Are their any albums released this year you have heard that moved you?
Lingua Ignota, False, Ramleh, Immortal Bird — a lot of really awesome interdisciplinary stuff. I think the current state of music is one of transitions. If you look at 2008-2009 there’s a lot of similarities, a lot of barrier-breaking and button-pushing. That’s what we need now — more music that will influence and less music that is influenced.
Are their plans for live performances or touring to support this album ?
Our idea was to do various dates across the US/UK/EU instead of a full summer run.

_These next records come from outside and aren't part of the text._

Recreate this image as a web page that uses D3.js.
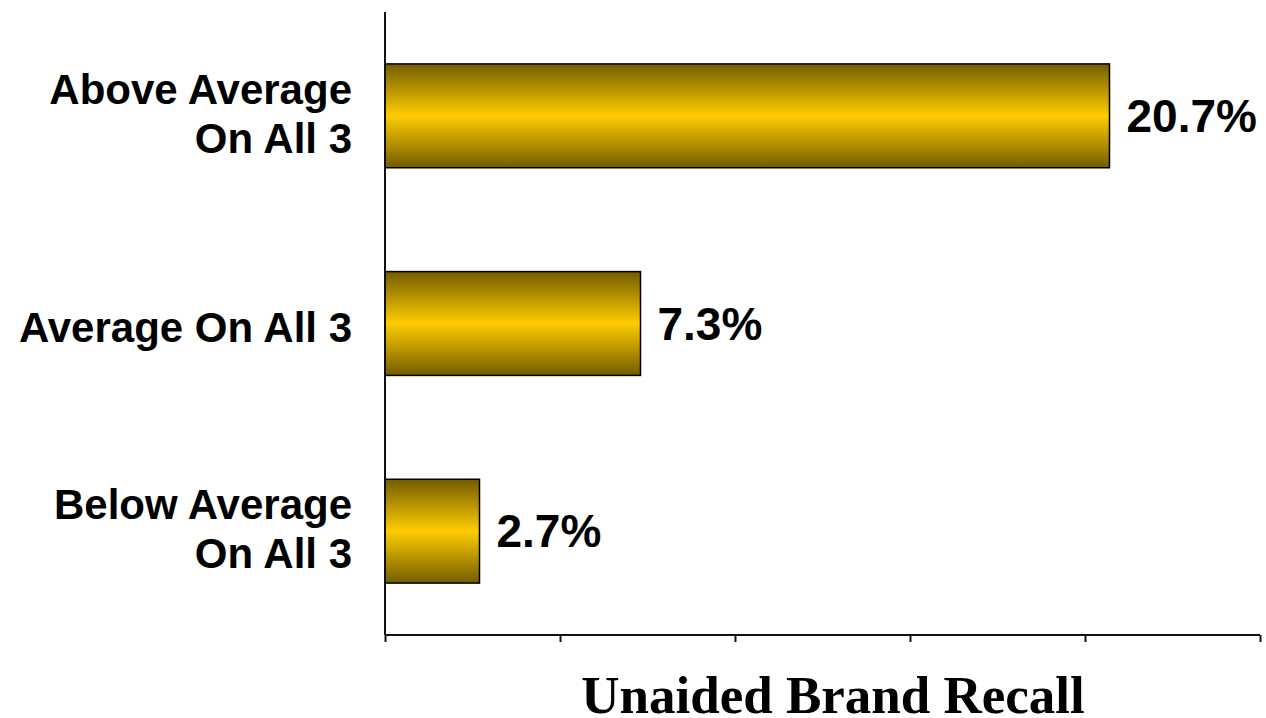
<!DOCTYPE html>
<html><head><meta charset="utf-8">
<script src="https://cdn.jsdelivr.net/npm/d3@7"></script>
<style>body{margin:0;background:#fff;}svg{display:block;}</style>
</head><body>
<svg id="chart" width="1266" height="718"></svg>
<script>
const categories = [["Above Average","On All 3"],["Average On All 3"],["Below Average","On All 3"]];
const values = [20.7, 7.3, 2.7];
const valueLabels = ["20.7%","7.3%","2.7%"];
const xTicks = [0,5,10,15,20,25];
const axisTitle = "Unaided Brand Recall";

(function(){
const svg = d3.select("#chart");
const mLeft = 385, mRight = 1260, mTop = 12, mBottom = 635;
const x = d3.scaleLinear().domain([0,25]).range([mLeft,mRight]);
const y = d3.scaleBand().domain(d3.range(values.length)).range([mTop,mBottom]).paddingInner(0.5).paddingOuter(0.25);

const defs = svg.append("defs");
const g = defs.append("linearGradient").attr("id","gold").attr("x1",0).attr("y1",0).attr("x2",0).attr("y2",1);
g.append("stop").attr("offset","0%").attr("stop-color","#735c00");
g.append("stop").attr("offset","50%").attr("stop-color","#ffcc00");
g.append("stop").attr("offset","100%").attr("stop-color","#735c00");

svg.selectAll("rect.bar").data(values).enter().append("rect")
  .attr("class","bar")
  .attr("x", x(0))
  .attr("y",(d,i)=>y(i))
  .attr("width",d=>x(d)-x(0))
  .attr("height",y.bandwidth())
  .attr("fill","url(#gold)")
  .attr("stroke","#000").attr("stroke-width",1.5);

svg.selectAll("text.val").data(values).enter().append("text")
  .attr("class","val")
  .attr("x",d=>x(d)+17)
  .attr("y",(d,i)=>y(i)+y.bandwidth()/2)
  .attr("dy","0.35em")
  .attr("font-family","'Liberation Sans', Arial, sans-serif")
  .attr("font-weight","bold").attr("font-size",46)
  .text((d,i)=>valueLabels[i]);

const lab = svg.selectAll("text.cat").data(categories).enter().append("text")
  .attr("class","cat")
  .attr("text-anchor","end")
  .attr("font-family","'Liberation Sans', Arial, sans-serif")
  .attr("font-weight","bold").attr("font-size",42);
lab.each(function(lines,i){
  const t = d3.select(this);
  const cy = y(i)+y.bandwidth()/2;
  const lh = 49;
  lines.forEach((l,k)=>{
    t.append("tspan").attr("x",352)
     .attr("y", cy + (k-(lines.length-1)/2)*lh)
     .attr("dy", lines.length > 1 ? "0.3em" : "0.43em").text(l);
  });
});

const xAxis = d3.axisBottom(x).tickValues(xTicks).tickSize(7).tickFormat("");
const ax = svg.append("g").attr("transform",`translate(0,${mBottom})`).call(xAxis);
ax.select(".domain").attr("stroke","#111").attr("stroke-width",2).attr("d",`M${mLeft},0H${mRight}`);
ax.selectAll(".tick line").attr("stroke","#111").attr("stroke-width",2);

svg.append("line").attr("x1",mLeft).attr("x2",mLeft).attr("y1",mTop).attr("y2",mBottom)
  .attr("stroke","#111").attr("stroke-width",2);

svg.append("text").attr("x",833).attr("y",713).attr("text-anchor","middle")
  .attr("font-family","'Liberation Serif', 'Times New Roman', serif")
  .attr("font-weight","bold").attr("font-size",53)
  .text(axisTitle);
})();
</script>
</body></html>
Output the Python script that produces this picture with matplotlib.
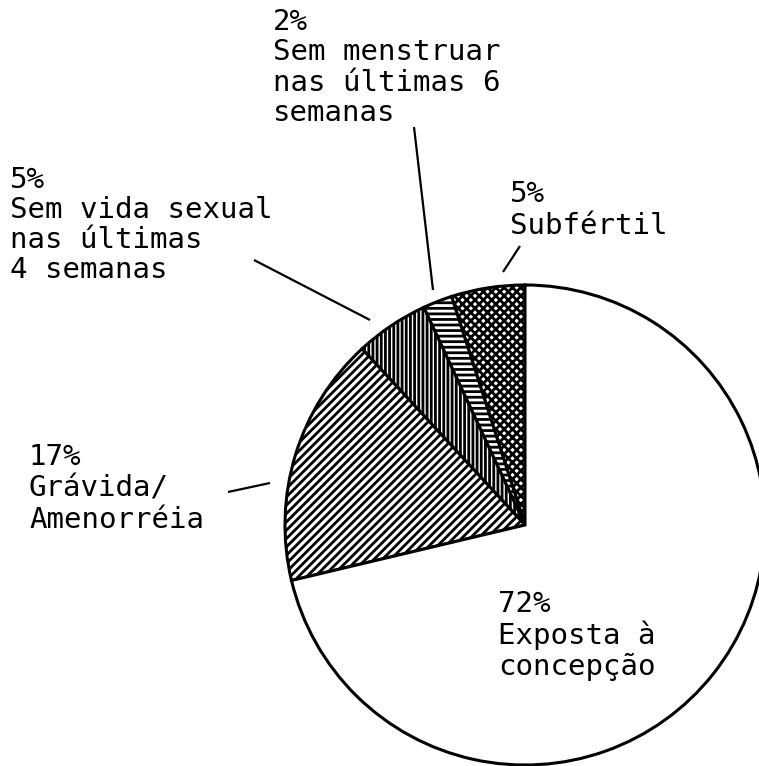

We did a lot of festivals and tried to capture them for YouTube — we should have recorded the one in Austin but I forgot to put SD cards in the cameras we set up. There’s some stuff coming up in the fall as well, and we hope to get on the road as support for somebody else in 2020. Playing live rules. Just depends on what’s possible for us.
You often have multiple releases over the course of the year. Is there any anything else planned for release?
I wish we were allowed to release more. I have about 7 full, finished records that I am restricted from releasing. I’m being forced to just sit on this amazing collaboration with Crawl. There’s a whole noise rock LP we recorded in the UK with Sam from Slabdragger who’s one of my favorite UK producers and an incredible dude all around. I did a classical record with Gavin Bryars that is hopefully coming out soon. The label doesn’t speak to me directly anymore, but I’ve heard that they want to release that one.
In the meantime someone assembled a bunch of Bandit remixes I did for a podcast and put them on YouTube which was really cool, as they were just done for fun and never meant as a record. The demos from a death metal album I’m working on ended up on 4Chan and Kingdom Leaks, so we just uploaded it ourselves — that you can hear. Some other projects coming up. Working with other bands like Culted and Dragged Into Sunlight. There will always be something…
Great interview with an exceptional artist. Excited to hear that Crawl collab.